-- EXERCISE GOAL --
Output the full listing below exactly, without the pictures.

-- COLLECTED MATERIAL --
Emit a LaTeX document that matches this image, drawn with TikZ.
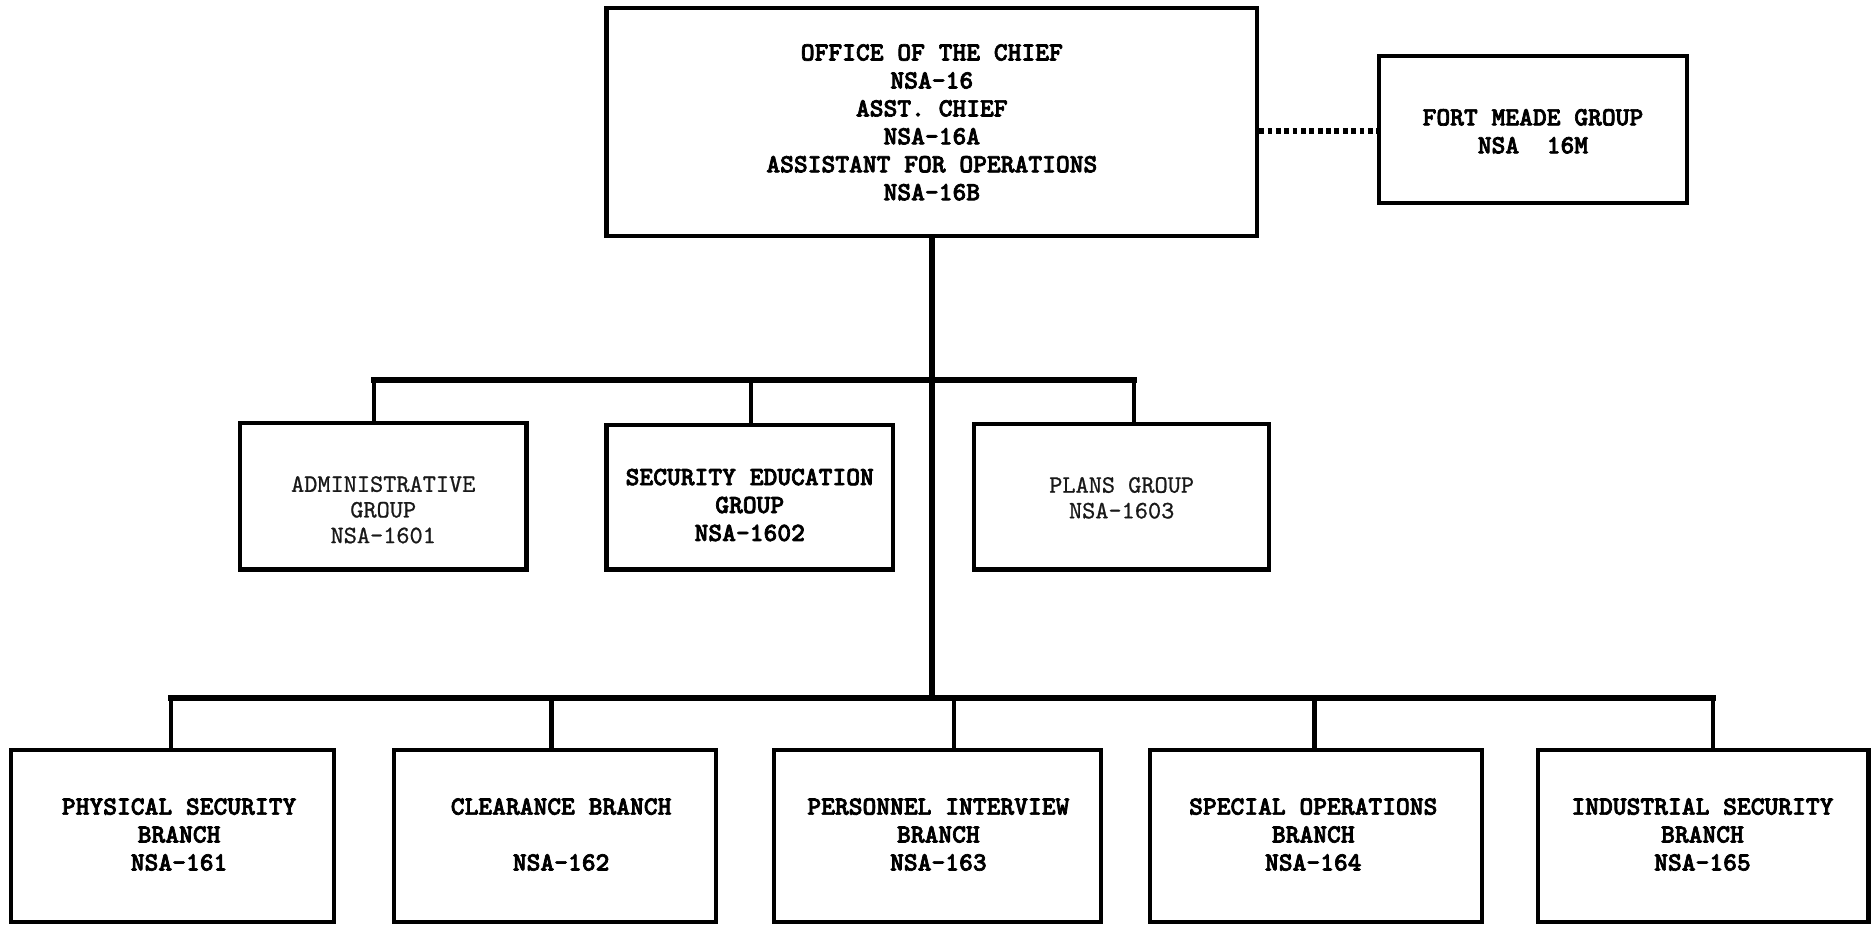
\documentclass[tikz,border=0pt]{standalone}
\usepackage{fontspec}
\newfontfamily\twb[Extension=.otf, FakeBold=2.6]{lmmonolt10-bold}
\newfontfamily\twl[Extension=.otf, FakeBold=0.8]{lmmono10-regular}
\begin{document}
\begin{tikzpicture}[x=1pt,y=-1pt,
  box/.style={draw=black, line width=3.5pt, inner sep=0pt, fill=white},
  lbl/.style={align=center, inner sep=0pt, font=\twb\fontsize{22}{23.4}\selectfont, text=black},
  lbllight/.style={align=center, inner sep=0pt, font=\twl\fontsize{21}{21.5}\selectfont, text=black!90},
  conn/.style={line width=3.5pt, draw=black},
  trunk/.style={line width=5pt, draw=black},
  dotline/.style={line width=5pt, draw=black, dash pattern=on 4pt off 3pt}]
\useasboundingbox (0,0) rectangle (1568,776);
% boxes
\node[box, minimum width=545pt, minimum height=191pt] (chief) at (780.5,102.5) {};
\node[box, minimum width=258pt, minimum height=123pt] (fm) at (1284,108.5) {};
\node[box, minimum width=240pt, minimum height=123pt] (admin) at (321,415.5) {};
\node[box, minimum width=240pt, minimum height=121pt] (seced) at (628,416.5) {};
\node[box, minimum width=247pt, minimum height=122pt] (plans) at (939.5,416) {};
\node[box, minimum width=271pt, minimum height=144pt] (phys) at (144.5,700) {};
\node[box, minimum width=270pt, minimum height=144pt] (clear) at (465,700) {};
\node[box, minimum width=274pt, minimum height=144pt] (pers) at (785,700) {};
\node[box, minimum width=278pt, minimum height=144pt] (spec) at (1102,700) {};
\node[box, minimum width=277pt, minimum height=144pt] (ind) at (1426.5,700) {};
% texts
\node[lbl] (tchief) at (780.5,102.5) {OFFICE OF THE CHIEF\\NSA-16\\ASST. CHIEF\\NSA-16A\\ASSISTANT FOR OPERATIONS\\NSA-16B};
\node[lbl] (tfm) at (1284,110) {FORT MEADE GROUP\\NSA\ \ 16M};
\node[lbllight] (tadmin) at (321,427) {ADMINISTRATIVE\\GROUP\\NSA-1601};
\node[lbl] (tseced) at (628,423) {SECURITY EDUCATION\\GROUP\\NSA-1602};
\node[lbllight] (tplans) at (939.5,417) {PLANS GROUP\\NSA-1603};
\node[lbl] (tphys) at (150,699) {PHYSICAL SECURITY\\BRANCH\\NSA-161};
\node[lbl] (tclear) at (470,699) {CLEARANCE BRANCH\\\mbox{}\\NSA-162};
\node[lbl] (tpers) at (786,699) {PERSONNEL INTERVIEW\\BRANCH\\NSA-163};
\node[lbl] (tspec) at (1100,699) {SPECIAL OPERATIONS\\BRANCH\\NSA-164};
\node[lbl] (tind) at (1426,699) {INDUSTRIAL SECURITY\\BRANCH\\NSA-165};
% bus coordinates
\coordinate (trunktop) at (781,0);
\coordinate (midbus) at (781,318);
\coordinate (botbus) at (781,585);
\coordinate (m1) at (313,318);
\coordinate (m2) at (629,318);
\coordinate (m3) at (950,318);
\coordinate (b1) at (143,585);
\coordinate (b2) at (462,585);
\coordinate (b3) at (799,585);
\coordinate (b4) at (1101,585);
\coordinate (b5) at (1435,585);
% connectors
\draw[trunk] (trunktop |- chief.south) -- (botbus);
\draw[dotline] (chief.east |- 0,110) -- (fm.west |- 0,110);
\draw[trunk, line cap=rect] (m1) -- (m3);
\draw[trunk, line cap=rect] (b1) -- (b5);
\draw[conn] (m1) -- (m1 |- admin.north);
\draw[conn] (m2) -- (m2 |- seced.north);
\draw[conn] (m3) -- (m3 |- plans.north);
\draw[conn] (b1) -- (b1 |- phys.north);
\draw[conn] (b2) -- (b2 |- clear.north);
\draw[conn] (b3) -- (b3 |- pers.north);
\draw[conn] (b4) -- (b4 |- spec.north);
\draw[conn] (b5) -- (b5 |- ind.north);
\end{tikzpicture}
\end{document}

-- THE OUTPUT --
Emit a LaTeX document that matches this image, drawn with TikZ.
\documentclass[tikz,border=0pt]{standalone}
\usepackage{fontspec}
\newfontfamily\twb[Extension=.otf, FakeBold=2.6]{lmmonolt10-bold}
\newfontfamily\twl[Extension=.otf, FakeBold=0.8]{lmmono10-regular}
\begin{document}
\begin{tikzpicture}[x=1pt,y=-1pt,
  box/.style={draw=black, line width=3.5pt, inner sep=0pt, fill=white},
  lbl/.style={align=center, inner sep=0pt, font=\twb\fontsize{22}{23.4}\selectfont, text=black},
  lbllight/.style={align=center, inner sep=0pt, font=\twl\fontsize{21}{21.5}\selectfont, text=black!90},
  conn/.style={line width=3.5pt, draw=black},
  trunk/.style={line width=5pt, draw=black},
  dotline/.style={line width=5pt, draw=black, dash pattern=on 4pt off 3pt}]
\useasboundingbox (0,0) rectangle (1568,776);
% boxes
\node[box, minimum width=545pt, minimum height=191pt] (chief) at (780.5,102.5) {};
\node[box, minimum width=258pt, minimum height=123pt] (fm) at (1284,108.5) {};
\node[box, minimum width=240pt, minimum height=123pt] (admin) at (321,415.5) {};
\node[box, minimum width=240pt, minimum height=121pt] (seced) at (628,416.5) {};
\node[box, minimum width=247pt, minimum height=122pt] (plans) at (939.5,416) {};
\node[box, minimum width=271pt, minimum height=144pt] (phys) at (144.5,700) {};
\node[box, minimum width=270pt, minimum height=144pt] (clear) at (465,700) {};
\node[box, minimum width=274pt, minimum height=144pt] (pers) at (785,700) {};
\node[box, minimum width=278pt, minimum height=144pt] (spec) at (1102,700) {};
\node[box, minimum width=277pt, minimum height=144pt] (ind) at (1426.5,700) {};
% texts
\node[lbl] (tchief) at (780.5,102.5) {OFFICE OF THE CHIEF\\NSA-16\\ASST. CHIEF\\NSA-16A\\ASSISTANT FOR OPERATIONS\\NSA-16B};
\node[lbl] (tfm) at (1284,110) {FORT MEADE GROUP\\NSA\ \ 16M};
\node[lbllight] (tadmin) at (321,427) {ADMINISTRATIVE\\GROUP\\NSA-1601};
\node[lbl] (tseced) at (628,423) {SECURITY EDUCATION\\GROUP\\NSA-1602};
\node[lbllight] (tplans) at (939.5,417) {PLANS GROUP\\NSA-1603};
\node[lbl] (tphys) at (150,699) {PHYSICAL SECURITY\\BRANCH\\NSA-161};
\node[lbl] (tclear) at (470,699) {CLEARANCE BRANCH\\\mbox{}\\NSA-162};
\node[lbl] (tpers) at (786,699) {PERSONNEL INTERVIEW\\BRANCH\\NSA-163};
\node[lbl] (tspec) at (1100,699) {SPECIAL OPERATIONS\\BRANCH\\NSA-164};
\node[lbl] (tind) at (1426,699) {INDUSTRIAL SECURITY\\BRANCH\\NSA-165};
% bus coordinates
\coordinate (trunktop) at (781,0);
\coordinate (midbus) at (781,318);
\coordinate (botbus) at (781,585);
\coordinate (m1) at (313,318);
\coordinate (m2) at (629,318);
\coordinate (m3) at (950,318);
\coordinate (b1) at (143,585);
\coordinate (b2) at (462,585);
\coordinate (b3) at (799,585);
\coordinate (b4) at (1101,585);
\coordinate (b5) at (1435,585);
% connectors
\draw[trunk] (trunktop |- chief.south) -- (botbus);
\draw[dotline] (chief.east |- 0,110) -- (fm.west |- 0,110);
\draw[trunk, line cap=rect] (m1) -- (m3);
\draw[trunk, line cap=rect] (b1) -- (b5);
\draw[conn] (m1) -- (m1 |- admin.north);
\draw[conn] (m2) -- (m2 |- seced.north);
\draw[conn] (m3) -- (m3 |- plans.north);
\draw[conn] (b1) -- (b1 |- phys.north);
\draw[conn] (b2) -- (b2 |- clear.north);
\draw[conn] (b3) -- (b3 |- pers.north);
\draw[conn] (b4) -- (b4 |- spec.north);
\draw[conn] (b5) -- (b5 |- ind.north);
\end{tikzpicture}
\end{document}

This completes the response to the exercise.